In the first place, the statements coming from a private enterprise like KTDA are misleading. At the very least such statements make the entire country look decadent.

What we needed most is evidence to inform us on the next steps. Let me explain why it makes all of us look like we never went to school.

According to the Tea Board of Kenya, production went up from 293 million kilos in 2003 to 432 million kilos in 2013, commanding about 10 per cent of the global production market share and approximately 24 per cent of the export market share.

It has been a steady increase. Unlike India where 80 per cent of its tea production is consumed locally, virtually all of Kenya’s tea is for the export market.

Much of Kenyan tea is used for blending. Its market reach has remained static as supply soars. If the problem is oversupply, then we need to ask how we can diversify from blending or, at the very least, how to increase local consumption.

Management should have predicted that if there was no diversification strategy, there would be a market glut which leads to depressed earnings.

Instead of commissioning a research to provide the much needed evidence, they formed a committee of fellow directors. As they deliberated on the way forward, they correctly blamed this year’s poor income on low prices in the global market arising from oversupply of the cash crop.

But their recommendation to roll out a price stabilisation fund to cushion farmers from price fluctuations is surprisingly a wrong prescription to the stated problem. And if there is any school of economics that makes such a recommendation, it should be shut down forthwith.

When a private enterprise intimidates government to take action in the event of low prices, it is a sign of too much power in form of a monopoly.

Monopolies are rarely creative or innovative when their power can work for them. Indeed, KTDA’s marketing monopoly is the problem.

It does not want to deal with more immediate problems such as demand side issues, escalating cost of production, resistance to leverage on technology and failure to assist micro producers understand production dynamics.
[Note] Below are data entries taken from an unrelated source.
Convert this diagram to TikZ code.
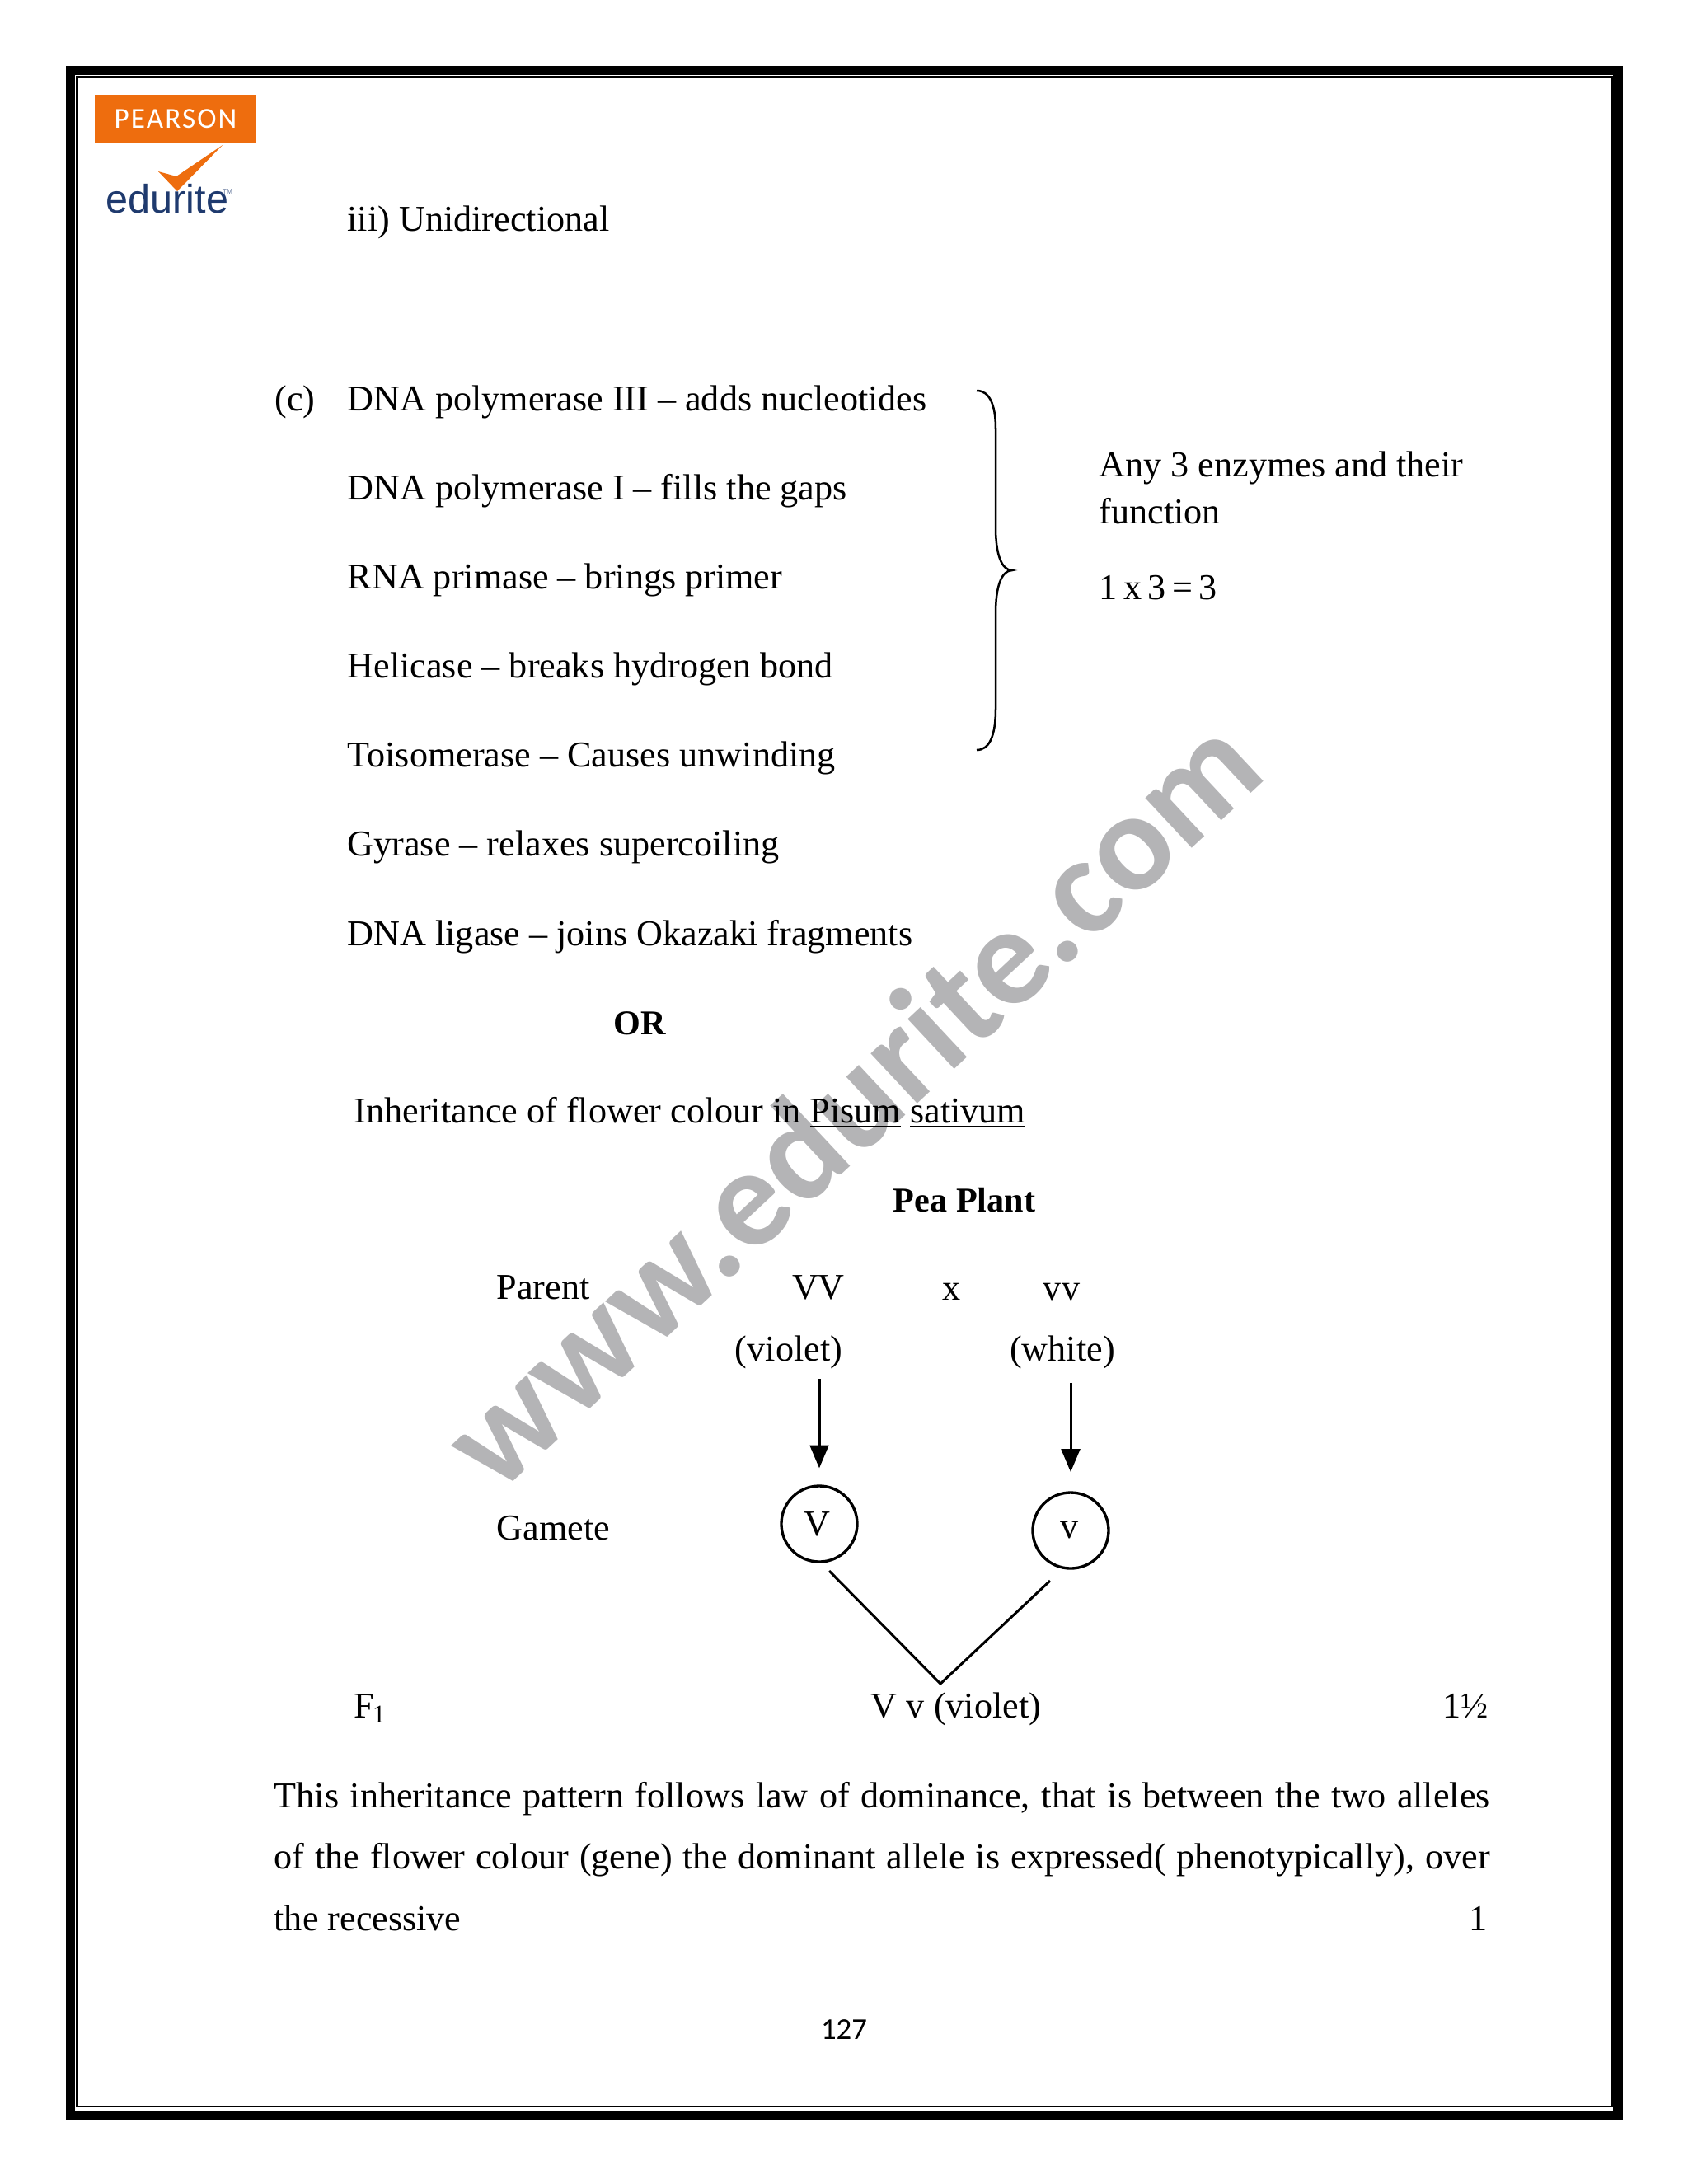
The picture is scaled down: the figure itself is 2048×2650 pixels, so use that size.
\documentclass[tikz,border=0pt]{standalone}
\usepackage{fontspec}
\setmainfont{Liberation Serif}
\newfontfamily\wmfont{Carlito}
\newfontfamily\logofont{Liberation Sans}
\usepackage{tikz}
\usetikzlibrary{arrows,positioning}
\definecolor{pearsonorange}{HTML}{EE6D0E}
\definecolor{edunavy}{HTML}{1F3A6E}
\definecolor{wmgray}{HTML}{B4B4B6}
\newcommand{\fullline}[1]{\makebox[440.8pt][s]{#1}}
\tikzset{
  txt/.style={inner sep=0pt,anchor=base west,font=\fontsize{13.2}{16}\selectfont},
  ctr/.style={txt,anchor=base},
  rgt/.style={txt,anchor=base east},
  bold/.style={ctr,font=\fontsize{12.6}{16}\selectfont\bfseries},
  gamete/.style={circle,draw,line width=1pt,minimum size=27.5pt,inner sep=0pt,font=\fontsize{13.2}{16}\selectfont}
}
\begin{document}
\begin{tikzpicture}[x=0.298828pt,y=-0.298828pt,>=triangle 45,node distance=32.33pt]
      \useasboundingbox (0,0) rectangle (2048,2650);
      \draw[line width=3.3pt] (85.5,85.5) rectangle (1963,2566);
      \draw[line width=0.75pt] (93.5,93.5) rectangle (1955.5,2556);
      \node (mark) [rotate=43,text=wmgray,font=\wmfont\fontsize{51}{51}\selectfont\bfseries,inner sep=0pt] at (1031,1335) {www.edurite.com};

      \node (pearson) [fill=pearsonorange,text=white,minimum width=58.6pt,minimum height=17.3pt,inner sep=0pt,font=\wmfont\fontsize{10.5}{12}\selectfont\addfontfeature{LetterSpace=6}] at (213,144) {PEARSON};
      \fill[pearsonorange] (192,208) -- (214,214) -- (270,176) -- (215,232) -- cycle;
      \node (edurite) [text=edunavy,inner sep=0pt,font=\logofont\fontsize{14.5}{16}\selectfont] at (203,241) {edurite};
      \node (tm) [text=edunavy!70,inner sep=0pt,font=\logofont\fontsize{2.5}{3}\selectfont] at (276,233) {TM};

      \node (uni) [txt] at (421,280) {iii) Unidirectional};
      \node (partc) [txt] at (333,498) {(c)};
      \node (polthree) [txt] at (421,498) {DNA polymerase III -- adds nucleotides};
      \node (polone) [txt,below=of polthree.base west,anchor=base west] {DNA polymerase I -- fills the gaps};
      \node (primase) [txt,below=of polone.base west,anchor=base west] {RNA primase -- brings primer};
      \node (helicase) [txt,below=of primase.base west,anchor=base west] {Helicase -- breaks hydrogen bond};
      \node (topo) [txt,below=of helicase.base west,anchor=base west] {Toisomerase -- Causes unwinding};
      \node (gyrase) [txt,below=of topo.base west,anchor=base west] {Gyrase -- relaxes supercoiling};
      \node (ligase) [txt,below=of gyrase.base west,anchor=base west] {DNA ligase -- joins Okazaki fragments};
      \node (or) [bold] at (776,1255) {OR};
      \node (inherit) [txt] at (429,1362) {Inheritance of flower colour in \underline{Pisum} \underline{sativum}};
      \node (pea) [bold] at (1170,1470) {Pea Plant};

      \draw[line width=0.75pt] (1185,474) .. controls (1200,474) and (1208,490) .. (1208,520)
        -- (1208,640) .. controls (1208,672) and (1215,692) .. (1228,692)
        .. controls (1215,692) and (1208,712) .. (1208,744)
        -- (1208,860) .. controls (1208,894) and (1200,910) .. (1185,910);
      \node (any) [txt] at (1333,578) {Any 3 enzymes and their};
      \node (func) [txt] at (1333,635) {function};
      \node (marks) [txt] at (1333,727) {1\,x\,3\,=\,3};

      \node (parent) [txt] at (602,1576) {Parent};
      \node (VV) [ctr] at (993,1576) {VV};
      \node (cross) [ctr] at (1155,1577) {x};
      \node (vv) [ctr] at (1288,1577) {vv};
      \node (violet) [ctr] at (957,1651) {(violet)};
      \node (white) [ctr] at (1289,1651) {(white)};
      \node (gam) [txt] at (602,1868) {Gamete};
      \node (Vg) [gamete] at (994,1849) {\raisebox{-1pt}{\kern-1.5pt V}};
      \node (vg) [gamete] at (1299,1857) {\kern-.6pt v};
      \draw[->,xshift=-1pt,line width=0.9pt,shorten <=3.6pt,shorten >=6pt] (violet.south -| Vg.north) -- (Vg.north);
      \draw[->,xshift=-1pt,line width=0.9pt,shorten <=5pt,shorten >=7pt] (white.south -| vg.north) -- (vg.north);

      \coordinate (Vend) at (1006,1906);
      \coordinate (vend) at (1274,1918);
      \coordinate (join) at (1141,2043);
      \draw[line width=0.9pt] (Vend) -- (join) -- (vend);

      \node (f) [txt] at (429,2084) {F\kern-.6pt\textsubscript{1}};
      \node (Vv) [ctr] at (1160,2084) {V v (violet)};
      \node (half) [rgt] at (1806,2084) {1½};

      \node (parone) [txt] at (332,2193) {\fullline{This inheritance pattern follows law of dominance, that is between the two alleles}};
      \node (partwo) [txt] at (332,2267) {\fullline{of the flower colour (gene) the dominant allele is expressed( phenotypically), over}};
      \node (parthree) [txt] at (332,2342) {the recessive};
      \node (one) [rgt] at (1805,2342) {1};
      \node (page) [inner sep=0pt,anchor=base,font=\wmfont\fontsize{11}{13}\selectfont] at (1024,2474) {127};
    \end{tikzpicture}
\end{document}
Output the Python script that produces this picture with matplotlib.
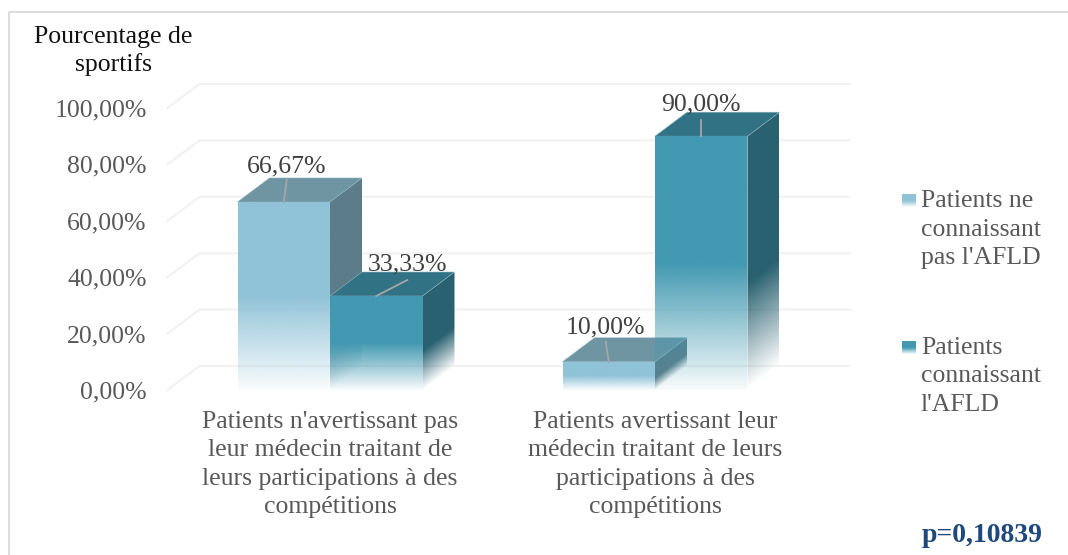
#!/usr/bin/python3

import numpy as np
import matplotlib
matplotlib.use('Agg')
import matplotlib.pyplot as plt
from matplotlib.colors import to_rgb
from matplotlib.patches import Polygon

categories = ["Patients n'avertissant pas\nleur médecin traitant de\nleurs participations à des\ncompétitions",
              "Patients avertissant leur\nmédecin traitant de leurs\nparticipations à des\ncompétitions"]
series_names = ["Patients ne\nconnaissant\npas l'AFLD", "Patients\nconnaissant\nl'AFLD"]
not_aware = [66.67, 10.00]
aware = [33.33, 90.00]
not_aware_labels = ['66,67%', '10,00%']
aware_labels = ['33,33%', '90,00%']
y_ticks = [0, 20, 40, 60, 80, 100]
y_tick_labels = ['0,00%', '20,00%', '40,00%', '60,00%', '80,00%', '100,00%']

FONT = 'Liberation Serif'
W, H = 1068, 555
PX_X = 325.0    # pixels per category
PX_Y = 2.82     # pixels per percent
BAR_W = 92.5 / PX_X
DX = 32 / PX_X
DY = 24 / PX_Y


def fade_image(ax, xs, ys, color, clip, alpha_fn):
    # paint a colour whose alpha varies, cut to the shape of the face
    xx, yy = np.meshgrid(np.linspace(xs[0], xs[1], 60), np.linspace(ys[0], ys[1], 200))
    img = np.zeros(xx.shape + (4,))
    img[..., :3] = to_rgb(color)
    img[..., 3] = alpha_fn(xx, yy)
    im = ax.imshow(img, extent=[xs[0], xs[1], ys[0], ys[1]], origin='lower',
                   aspect='auto', interpolation='bilinear', zorder=3, clip_on=True)
    patch = Polygon(clip, closed=True, transform=ax.transData, fc='none', ec='none')
    ax.add_patch(patch)
    im.set_clip_path(patch)


def draw_bar(ax, x0, val, front, top, side):
    x1 = x0 + BAR_W

    def front_alpha(xx, yy):
        return 0.04 + 0.96 * np.clip(yy / (val * 0.5), 0, 1)

    def side_alpha(xx, yy):
        base = (xx - x1) / DX * DY
        return 0.0 + np.clip((yy - base) / (val * 0.42), 0, 1)

    # side goes first, the front of the next bar fades over it
    side_pts = [(x1, 0), (x1 + DX, DY), (x1 + DX, val + DY), (x1, val)]
    fade_image(ax, (x1, x1 + DX), (0, val + DY), side, side_pts, side_alpha)
    top_pts = [(x0, val), (x0 + DX, val + DY), (x1 + DX, val + DY), (x1, val)]
    ax.add_patch(Polygon(top_pts, closed=True, fc=top, ec='#8fb4c0', lw=0.4, zorder=3))
    front_pts = [(x0, 0), (x1, 0), (x1, val), (x0, val)]
    fade_image(ax, (x0, x1), (0, val), front, front_pts, front_alpha)


fig = plt.figure(figsize=(W / 100, H / 100), dpi=100)
fig.patch.set_facecolor('white')
plt.rcParams['font.family'] = [FONT, 'DejaVu Serif']

ax_left = 167.5
ax_right = 850
ax_bottom = 390
ax_top = ax_bottom - (100 + DY) * PX_Y
ax = fig.add_axes([ax_left / W, 1 - ax_bottom / H, (ax_right - ax_left) / W, (ax_bottom - ax_top) / H])
ax.set_xlim(-0.5, -0.5 + (ax_right - ax_left) / PX_X)
ax.set_ylim(0, 100 + DY)
for s in ax.spines.values():
    s.set_visible(False)
ax.patch.set_alpha(0)

for v in y_ticks:
    ax.plot([-0.5, -0.5 + DX, ax.get_xlim()[1]], [v, v + DY, v + DY],
            color='#f2f2f2', lw=1.5, zorder=1, clip_on=False)

ax.set_yticks(y_ticks)
ax.set_yticklabels(y_tick_labels, fontsize=18.5, color='#595959', family=FONT)
ax.tick_params(axis='y', length=0, pad=15)
ax.set_xticks(range(len(categories)))
ax.set_xticklabels(categories, fontsize=18.5, color='#595959', family=FONT, linespacing=1.38)
ax.tick_params(axis='x', length=0, pad=15)

# leader offsets and label offsets in pixels from the bar front top centre
leader_not = [(3, 22), (-3, 20)]
leader_aw = [(31, 16), (0, 16)]
label_not = [(3, 36), (-3, 34)]
label_aw = [(31, 32), (0, 32)]

for i in range(len(categories)):
    for x0, val, txt, front, top, side, lead, lab in [
            (i - BAR_W, not_aware[i], not_aware_labels[i], '#90c3d8', '#6f95a3', '#5b7c88',
             leader_not[i], label_not[i]),
            (i, aware[i], aware_labels[i], '#4299b1', '#317385', '#296170',
             leader_aw[i], label_aw[i])]:
        draw_bar(ax, x0, val, front, top, side)
        cx = x0 + BAR_W / 2
        ax.plot([cx, cx + lead[0] / PX_X], [val, val + lead[1] / PX_Y], color='#a6a6a6', lw=1.3,
                zorder=4, clip_on=False)
        ax.text(cx + lab[0] / PX_X, val + lab[1] / PX_Y, txt, fontsize=18.5, color='#404040',
                ha='center', va='center', family=FONT, zorder=5, clip_on=False)

ax.set_xlim(-0.5, -0.5 + (ax_right - ax_left) / PX_X)
ax.set_ylim(0, 100 + DY)

# overlay in image pixels for the frame, legend and notes
ov = fig.add_axes([0, 0, 1, 1])
ov.set_xlim(0, W)
ov.set_ylim(H, 0)
ov.axis('off')
ov.patch.set_alpha(0)
ov.plot([9, 9, W], [H, 12, 12], color='#dcdcdc', lw=1.5)

ov.text(113, 51, 'Pourcentage de\nsportifs', fontsize=18.5, color='#111111', ha='center', va='center',
        linespacing=1.32)
ov.text(982, 535, 'p=0,10839', fontsize=20, color='#1f497d', fontweight='bold', ha='center', va='center')

legend_y = [194, 341]
legend_mid = [229.5, 376.5]
legend_front = ['#90c3d8', '#4299b1']
for y0, ym, name, c in zip(legend_y, legend_mid, series_names, legend_front):
    grad = np.zeros((40, 1, 4))
    grad[..., :3] = to_rgb(c)
    grad[..., 3] = (0.04 + 0.96 * np.clip(np.linspace(0, 2, 40), 0, 1)).reshape(-1, 1)
    ov.imshow(grad, extent=[902, 916, y0 + 13, y0], aspect='auto', origin='lower', interpolation='bilinear')
    ov.text(921, ym, name, fontsize=18.5, color='#595959', ha='left', va='center', linespacing=1.36)
ov.set_xlim(0, W)
ov.set_ylim(H, 0)

fig.savefig('out.png', dpi=100)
When supply surpasses demand, the alarm bells should lead management towards market expansion especially to local markets which the agency has to a large extent ignored. Its brands are counterfeited with impunity under the guise of liberalisation.

There has not been aggressive promotion of drinking tea as we see in beer for example. Kenya Breweries has made it a mantra to associate Tusker with the country.

We must see similar promotions in tea to discourage consumption of foreign beverages. There are lessons to learn from large scale tea producers like Finlay, who have diversified into other markets like introducing new tea varieties that are used in the production of pharmaceutical products.

It is only after the company has exhausted all means of dealing with demand and production cost (politically driven expansion of factories) that they can seek for subsidy to reduce supply in order to discourage dilution of market prices.

Farmers must be sensitised to the fact that the markets have limits.

In fact the agency should use this as an opportunity to effectively deal with micro producers who may never make money or break-even in tea due to their small farms.

There is need to give incentives to these farmers to shift production to other complementary but productive products such tea tree oils.

It is imperative that we always make our critical decisions based on evidence. Otherwise we continue to impoverish our people unnecessarily.

Philosopher David Hume said, “A wise man proportions his belief to the evidence.”

Dr Ndemo is a senior lecturer, University of Nairobi and a former permanent secretary, Ministry of Information and Communication.